Task brief: Using the listing below, report all lines holding the word "React".
## Start Provided material
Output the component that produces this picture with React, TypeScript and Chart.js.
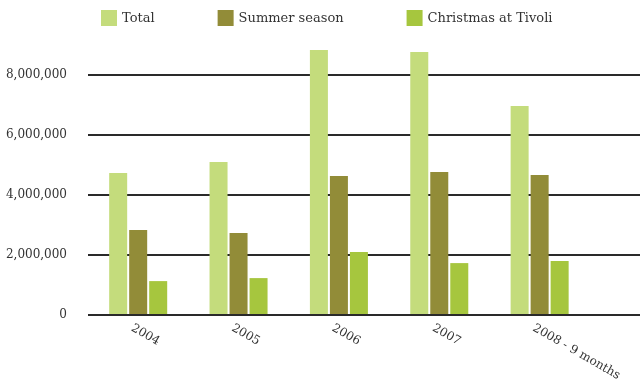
import React, { useEffect, useRef } from "react";
import { Chart, registerables } from "chart.js";

Chart.register(...registerables);

// Visitor numbers per year
const categories = ["2004", "2005", "2006", "2007", "2008 - 9 months"];
const totalVisitors = [4730000, 5100000, 8830000, 8770000, 6970000];
const summerVisitors = [2830000, 2730000, 4630000, 4770000, 4670000];
const christmasVisitors = [1130000, 1230000, 2100000, 1730000, 1800000];
const yTicks = [0, 2000000, 4000000, 6000000, 8000000];

const seriesNames = ["Total", "Summer season", "Christmas at Tivoli"];
const seriesColors = ["#c4dc7c", "#928c38", "#a6c63e"];

const FONT = "'DejaVu Serif', 'Liberation Serif', serif";
const TEXT = "#333333";

const toPoints = (values: number[]) => values.map((y, x) => ({ x, y }));

// Legend across the top, drawn on the canvas
const topLegend = {
  id: "topLegend",
  afterDraw(chart: any) {
    const { ctx } = chart;
    ctx.save();
    ctx.font = `13px ${FONT}`;
    ctx.textBaseline = "middle";
    ctx.textAlign = "left";
    let x = 101;
    const y = 10;
    const box = 16;
    chart.data.datasets.forEach((ds: any) => {
      ctx.fillStyle = ds.backgroundColor;
      ctx.fillRect(x, y, box, box);
      ctx.fillStyle = TEXT;
      ctx.fillText(ds.label, x + box + 5, y + box / 2 + 1);
      x += box + 5 + ctx.measureText(ds.label).width + 63;
    });
    ctx.restore();
  },
};

// Category labels under the bars, slanted downwards
const slantedLabels = {
  id: "slantedLabels",
  afterDraw(chart: any) {
    const { ctx } = chart;
    const xScale = chart.scales.x;
    const base = chart.chartArea.bottom + 7;
    ctx.save();
    ctx.font = `12px ${FONT}`;
    ctx.fillStyle = TEXT;
    ctx.textAlign = "left";
    ctx.textBaseline = "top";
    categories.forEach((label, i) => {
      const px = xScale.getPixelForValue(i);
      ctx.save();
      ctx.translate(px - 3, base);
      ctx.rotate(Math.PI / 6);
      ctx.fillText(label, 0, 0);
      ctx.restore();
    });
    ctx.restore();
  },
};

export default function App() {
  const canvasRef = useRef<HTMLCanvasElement | null>(null);

  useEffect(() => {
    if (!canvasRef.current) return;
    const seriesValues = [totalVisitors, summerVisitors, christmasVisitors];
    const chart = new Chart(canvasRef.current, {
      type: "bar",
      data: {
        datasets: seriesValues.map((values, i) => ({
          label: seriesNames[i],
          data: toPoints(values),
          backgroundColor: seriesColors[i],
          borderWidth: 0,
          categoryPercentage: 0.598,
          barPercentage: 0.9,
        })),
      },
      options: {
        responsive: false,
        animation: false,
        layout: { padding: { top: 45, bottom: 68, left: 0, right: 0 } },
        plugins: {
          legend: { display: false },
          tooltip: { enabled: false },
        },
        scales: {
          x: {
            type: "linear",
            min: -0.5,
            max: 5,
            offset: false,
            afterBuildTicks: (scale: any) => {
              scale.ticks = categories.map((_, i) => ({ value: i }));
            },
            afterFit: (scale: any) => {
              scale.height = 0;
            },
            ticks: { display: false },
            grid: { display: false },
            border: { display: false },
          },
          y: {
            min: 0,
            max: 9000000,
            z: 1,
            afterFit: (scale: any) => {
              scale.width = 88;
            },
            afterBuildTicks: (scale: any) => {
              scale.ticks = yTicks.map((value) => ({ value }));
            },
            ticks: {
              padding: 21,
              color: TEXT,
              font: { family: FONT, size: 12 },
              callback: (v: any) => Number(v).toLocaleString("en-US"),
            },
            grid: {
              color: "#2a2a2a",
              lineWidth: 2,
              drawTicks: false,
            },
            border: { display: false },
          },
        },
      },
      plugins: [topLegend, slantedLabels],
    });
    return () => chart.destroy();
  }, []);

  return (
    <div style={{ position: "fixed", left: 0, top: 0, width: 640, height: 383, background: "#ffffff" }}>
      <canvas ref={canvasRef} width={640} height={383} style={{ width: 640, height: 383 }} />
    </div>
  );
}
## End Provided material
Task solution:
Output the component that produces this picture with React, TypeScript and Chart.js.
import React, { useEffect, useRef } from "react";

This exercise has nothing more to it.